Early into Najwa Barakat’s novel Mister N, the eponymous protagonist, a former author, ponders the origins of a phrase. “Whose line is that?” he asks himself. “I’m pretty sure it’s not mine — I’m not a writer anymore — but where did it come from? There’s a cloud in my head.”
This explains why Mr N’s narrative is made up of cloudy thoughts, nebulous ideas and hazy recollections. What isn’t clear is how his mindset got to be so muddled, and how much of his story is a figment of his feverish imagination.
Barakat, in her latest novel, published by And Other Stories, plays an elaborate guessing game with her reader while simultaneously creating a psychological profile of a man undone by trauma and mapping a bustling city ravaged by violence.
From the outset we learn that Mr N is a man with very specific habits and tastes. He is a stickler for precision. He favours pencils over pens (“Ink behaved like a dictator: ordering, forbidding, controlling, brooking no dissent. Lead, meanwhile was merciful, quick to forgive mistakes”). He hates going out. And he is resistant to change.
But lately Mr N has managed to embrace change by leaving his beloved Beirut apartment and checking into a hotel — or what he believes is a hotel. He cannot remember why he moved (or, for that matter, what month it is) but he has adjusted to his new living quarters and is grateful to the attentive “manager” Mr Andrew and to kind Miss Zahra who routinely drops by to examine him.
Mr N hasn’t read or written anything for some time because whenever he has tried to focus, he has found that “letters would separate from each other to make space for squirming, ugly little intruders that robbed the words of their meaning”. There have also been distractions in the form of quarrelling neighbours, unwanted dinner invitations and an unexpected visit from his brother.
Events take a murky turn when Mr N ventures out into the hotel garden one night.

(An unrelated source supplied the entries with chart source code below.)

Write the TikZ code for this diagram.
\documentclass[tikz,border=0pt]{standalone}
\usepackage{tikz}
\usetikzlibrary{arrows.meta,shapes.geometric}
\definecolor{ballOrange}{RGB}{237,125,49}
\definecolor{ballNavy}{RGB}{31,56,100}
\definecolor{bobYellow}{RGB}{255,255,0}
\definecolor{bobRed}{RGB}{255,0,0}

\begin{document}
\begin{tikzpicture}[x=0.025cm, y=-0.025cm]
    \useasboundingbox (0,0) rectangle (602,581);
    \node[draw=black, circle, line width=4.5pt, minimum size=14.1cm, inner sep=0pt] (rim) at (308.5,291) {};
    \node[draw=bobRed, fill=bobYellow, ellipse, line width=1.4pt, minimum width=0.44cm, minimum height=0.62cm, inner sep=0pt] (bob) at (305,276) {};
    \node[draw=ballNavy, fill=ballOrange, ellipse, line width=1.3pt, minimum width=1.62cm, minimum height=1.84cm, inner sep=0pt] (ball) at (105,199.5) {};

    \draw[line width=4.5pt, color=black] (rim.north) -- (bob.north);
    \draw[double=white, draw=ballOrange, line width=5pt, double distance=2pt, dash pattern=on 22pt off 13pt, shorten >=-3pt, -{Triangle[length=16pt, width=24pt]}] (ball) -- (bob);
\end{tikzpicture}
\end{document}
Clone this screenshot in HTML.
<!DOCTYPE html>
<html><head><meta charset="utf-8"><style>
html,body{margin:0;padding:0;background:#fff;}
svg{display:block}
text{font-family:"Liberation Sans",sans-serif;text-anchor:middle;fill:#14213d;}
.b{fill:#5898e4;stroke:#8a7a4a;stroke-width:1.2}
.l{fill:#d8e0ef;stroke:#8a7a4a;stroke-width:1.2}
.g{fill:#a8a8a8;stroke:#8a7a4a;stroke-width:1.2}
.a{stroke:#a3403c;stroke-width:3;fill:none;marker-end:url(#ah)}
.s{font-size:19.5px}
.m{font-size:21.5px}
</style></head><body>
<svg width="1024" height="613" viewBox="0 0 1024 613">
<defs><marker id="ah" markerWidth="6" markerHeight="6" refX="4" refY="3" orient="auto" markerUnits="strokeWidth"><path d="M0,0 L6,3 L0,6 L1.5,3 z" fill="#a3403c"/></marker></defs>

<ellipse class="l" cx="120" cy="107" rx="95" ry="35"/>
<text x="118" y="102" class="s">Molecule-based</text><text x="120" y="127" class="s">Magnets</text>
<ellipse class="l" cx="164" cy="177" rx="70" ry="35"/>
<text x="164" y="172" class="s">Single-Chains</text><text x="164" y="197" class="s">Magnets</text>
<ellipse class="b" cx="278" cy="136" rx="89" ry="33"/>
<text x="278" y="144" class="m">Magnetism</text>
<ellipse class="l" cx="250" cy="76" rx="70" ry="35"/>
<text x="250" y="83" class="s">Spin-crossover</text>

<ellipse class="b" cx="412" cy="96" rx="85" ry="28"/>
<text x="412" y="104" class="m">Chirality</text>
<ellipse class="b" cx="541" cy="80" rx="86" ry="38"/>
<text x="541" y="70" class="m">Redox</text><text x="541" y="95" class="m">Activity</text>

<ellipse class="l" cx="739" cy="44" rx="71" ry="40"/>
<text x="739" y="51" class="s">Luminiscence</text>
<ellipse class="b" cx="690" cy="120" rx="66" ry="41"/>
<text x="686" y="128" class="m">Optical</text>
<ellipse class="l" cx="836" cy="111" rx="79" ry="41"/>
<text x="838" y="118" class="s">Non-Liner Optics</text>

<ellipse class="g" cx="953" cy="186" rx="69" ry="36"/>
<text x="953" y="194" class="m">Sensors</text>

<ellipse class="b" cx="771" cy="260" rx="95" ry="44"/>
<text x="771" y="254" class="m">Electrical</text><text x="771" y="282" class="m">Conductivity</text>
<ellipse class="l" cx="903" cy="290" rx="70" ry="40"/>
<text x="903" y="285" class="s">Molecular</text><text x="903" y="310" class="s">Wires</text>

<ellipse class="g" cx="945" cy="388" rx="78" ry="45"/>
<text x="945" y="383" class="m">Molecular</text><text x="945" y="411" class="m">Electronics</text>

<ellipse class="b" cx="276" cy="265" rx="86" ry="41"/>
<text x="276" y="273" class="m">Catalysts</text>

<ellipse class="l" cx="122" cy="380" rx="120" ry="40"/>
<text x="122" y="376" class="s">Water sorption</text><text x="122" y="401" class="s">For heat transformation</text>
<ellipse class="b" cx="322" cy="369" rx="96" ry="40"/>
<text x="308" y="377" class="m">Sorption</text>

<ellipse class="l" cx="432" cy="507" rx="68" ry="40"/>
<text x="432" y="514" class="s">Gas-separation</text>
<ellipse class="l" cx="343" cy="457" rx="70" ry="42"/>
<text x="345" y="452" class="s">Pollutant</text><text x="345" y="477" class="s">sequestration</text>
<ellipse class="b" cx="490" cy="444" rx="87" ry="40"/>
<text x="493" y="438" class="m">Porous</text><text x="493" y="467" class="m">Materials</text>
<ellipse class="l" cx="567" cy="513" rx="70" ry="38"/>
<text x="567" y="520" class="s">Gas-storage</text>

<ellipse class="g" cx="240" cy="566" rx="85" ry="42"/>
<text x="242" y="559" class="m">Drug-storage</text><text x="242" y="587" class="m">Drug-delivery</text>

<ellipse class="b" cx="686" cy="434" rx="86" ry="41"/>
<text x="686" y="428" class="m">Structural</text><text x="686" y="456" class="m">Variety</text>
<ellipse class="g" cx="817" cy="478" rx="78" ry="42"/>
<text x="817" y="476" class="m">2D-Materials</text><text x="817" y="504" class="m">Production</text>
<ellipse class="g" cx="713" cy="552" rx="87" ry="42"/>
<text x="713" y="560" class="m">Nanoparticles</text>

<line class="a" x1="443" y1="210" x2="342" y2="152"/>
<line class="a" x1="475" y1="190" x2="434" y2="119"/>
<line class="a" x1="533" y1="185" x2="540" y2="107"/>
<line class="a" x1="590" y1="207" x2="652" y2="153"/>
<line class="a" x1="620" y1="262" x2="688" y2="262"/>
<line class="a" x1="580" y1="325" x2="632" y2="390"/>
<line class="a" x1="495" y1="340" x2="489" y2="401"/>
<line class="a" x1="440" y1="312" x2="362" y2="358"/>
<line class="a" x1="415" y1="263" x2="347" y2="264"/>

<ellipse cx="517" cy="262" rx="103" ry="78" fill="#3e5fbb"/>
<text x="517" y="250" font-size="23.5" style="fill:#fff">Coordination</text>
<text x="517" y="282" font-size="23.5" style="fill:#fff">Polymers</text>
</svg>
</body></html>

He wanders farther afield and spies a ruthless war criminal called Luqman lurking in the doorway of an internet cafe — not one of his old adversaries but rather a character from one of his novels. Does Luqman pose a concrete threat or is Mr N his own worst enemy?
Beirut-born Barakat has written an intricate and enthralling novel that skilfully explores identity, insanity, the power of words and the nature of reality. People and places are vividly rendered. Her native city comes alive when she allows her title character to take leave of his “little circle of light” and lose himself in districts scarred by poverty and brutality.
When Mr N isn’t roaming streets and alleys — “labyrinths of the marginalised, the accursed, and the poor” — and recording their sights and sounds, he is taking trips down memory lane and sifting through agonising episodes from his early years. He tells of his father, a doctor whose demons drove him over the edge, and his mother who, having hoped for a daughter, didn’t hide her disappointment and didn’t show him love.
“Thurayya treated me as though I were an intruder in her life,” he reveals. “And I treated myself as though I were an intruder upon life itself.” Unsurprisingly, he grew up “a child of the corners, the shadows, the silent, shameful hiding places”.
All of which seems focused and clear-cut. And yet we never lose sight of the fact that Mr N is a deeply unreliable narrator given to paranoia, nightmares and delusions. Again and again he wrongfoots us by overlapping past and present and merging reality with fiction. We start to question what we are reading. Is he writing a new novel or recounting his life story? Was he a witness to a suicide or in fact an accomplice in a murder? And is there method in his madness?
Towards the end of the book, Barakat offers answers by way of a horrific act — only to throw us once again on the final page with a jaw-dropping, game-changing reveal.
Her novel is a complex one that at times proves disorientating. However, it pays huge dividends to those who surrender to the chaos, absurdity and confusion that constitute Mr N’s world.